I’m exactly the same–I find it much easier to read the image than the transcription. I can read transcriptions, of course, and they are very handy for all sorts of reasons, including making it possible to search texts. But they slow me down in a way that the image does not.
My problem, though, has less to do with line length and eye slip and more to do with the mixed signals I get when I look at the text. I was just telling my students, most of whom are new to reading unedited early modern texts, that when they quote from them they should not modernize the spelling, nor should they regularize i/j or u/v, but they should absolutely use the modern short “s” rather than the long “s” form. It’s standard transcription practice. But why is that? I always have at least one student who finds a font on her computer that has a character to reproduce the long “s” and who wants to use that in her transcriptions. But I find it impossible to read. The long “s” I have no problem with in an early modern font. But put it in a modern font and I cannot process it–the signals are just all wrong, with one set of signals telling me to read one way, but with the “s” form belonging to a different set of signals that aren’t otherwise there.
And that’s my point.

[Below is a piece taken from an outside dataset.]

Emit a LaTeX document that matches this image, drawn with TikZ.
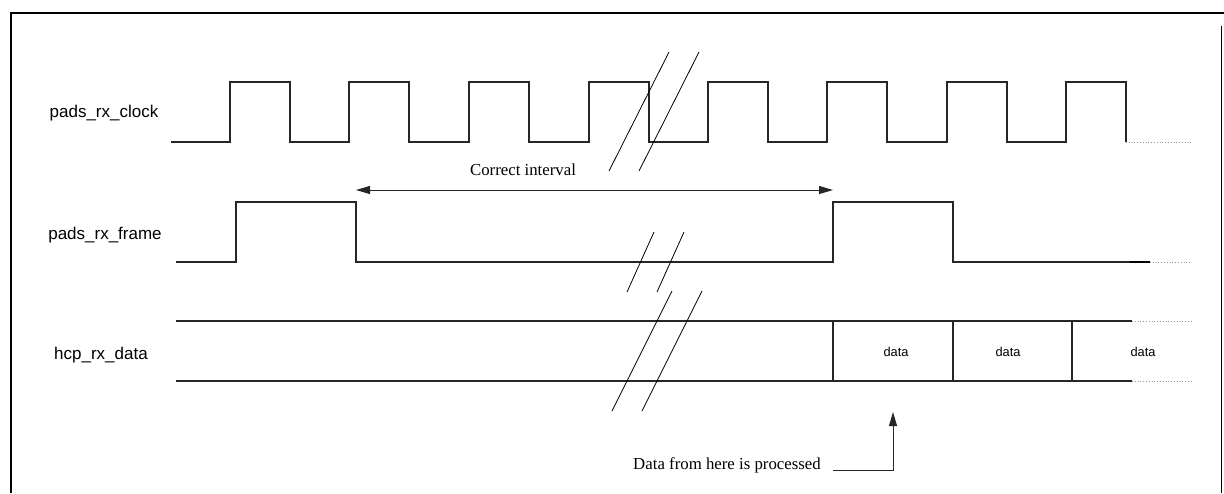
\documentclass[tikz,border=0pt]{standalone}
\usepackage{fontspec}
\setmainfont{Liberation Serif}
\newfontfamily\arialfont{Liberation Sans}
\usetikzlibrary{arrows.meta}

\begin{document}
\begin{tikzpicture}[x=0.5pt, y=-0.5pt, >={Triangle[length=7pt, width=4pt]},
    wave/.style={black!85, line width=0.55pt},
    tail/.style={black!40, densely dotted, line width=0.4pt},
    brk/.style={black, line width=0.4pt},
    siglabel/.style={font=\arialfont\fontsize{8.5}{10}\selectfont, inner sep=0pt},
    cellnum/.style={font=\arialfont\fontsize{6.4}{7}\selectfont, inner sep=0pt},
    note/.style={font=\fontsize{8.4}{10}\selectfont, inner sep=0pt}]
    \useasboundingbox (0,0) rectangle (1224,493);

    % === frame ===
    \draw[line width=1.2pt] (11,493) -- (11,13) -- (1224,13);
    \draw[line width=0.5pt] (1221,26) -- (1221,493);

    % === signal names ===
    \node[siglabel] (lblclock) at (104,113) {pads\_rx\_clock};
    \node[siglabel] (lblframe) at (105,235) {pads\_rx\_frame};
    \node[siglabel] (lbldata) at (101,355) {hcp\_rx\_data};

    % === clock ===
    \draw[wave] (171,142) foreach \r in {230,349,469,589,708,827,947,1066} {
        -- (\r,142) -- (\r,82) -- ({\r+60},82) -- ({\r+60},142) };
    \draw[tail] (1126,142) -- (1192,142);
    \draw[brk] (609,171) -- (669,52);
    \draw[brk] (639,171) -- (699,52);

    % === correct interval ===
    \coordinate (ivstart) at (356,190);
    \coordinate (ivend) at (833,190);
    \draw[<->, black!85, line width=0.5pt] (ivstart) -- (ivend);
    \node[note] (ivtext) at (523,170) {Correct interval};

    % === frame signal ===
    \draw[wave] (176,262) -- (236,262) -- (236,202) -- (356,202) -- (356,262)
        -- (833,262) -- (833,202) -- (953,202) -- (953,262) -- (1130,262);
    \draw[black, line width=0.9pt] (1130,262) -- (1150,262);
    \draw[tail] (1150,262) -- (1192,262);
    \draw[brk] (627,292) -- (654,232);
    \draw[brk] (657,292) -- (684,232);

    % === data bus ===
    \draw[wave] (176,321) -- (1132,321);
    \draw[wave] (176,381) -- (1132,381);
    \draw[tail] (1132,321) -- (1192,321);
    \draw[tail] (1132,381) -- (1192,381);
    \draw[wave] (833,321) -- (833,381);
    \draw[wave] (953,321) -- (953,381);
    \draw[wave] (1072,321) -- (1072,381);
    \node[cellnum] (cella) at (896,352) {data};
    \node[cellnum] (cellb) at (1008,352) {data};
    \node[cellnum] (cellc) at (1143,352) {data};
    \draw[brk] (612,411) -- (672,291);
    \draw[brk] (642,411) -- (702,291);

    % === processing start ===
    \node[note] (procnote) at (727,465) {Data from here is processed};
    \coordinate (procfoot) at (833,470);
    \coordinate (proccorner) at (893,470);
    \coordinate (proctip) at (893,412);
    \draw[->, black!85, line width=0.5pt] (procfoot) -- (proccorner) -- (proctip);
\end{tikzpicture}
\end{document}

It’s not that any of us are incapable of reading. But we all have habits of reading, habits that are activated by the presence or absence of signals of which we are not necessarily aware. Without being aware of those habits, we cannot assume that access equals understanding or that reading equals looking at. One of the great possibilities of digitizing early books is that it can open our eyes to those ingrained habits so that we can see anew what it means to look at and to read books.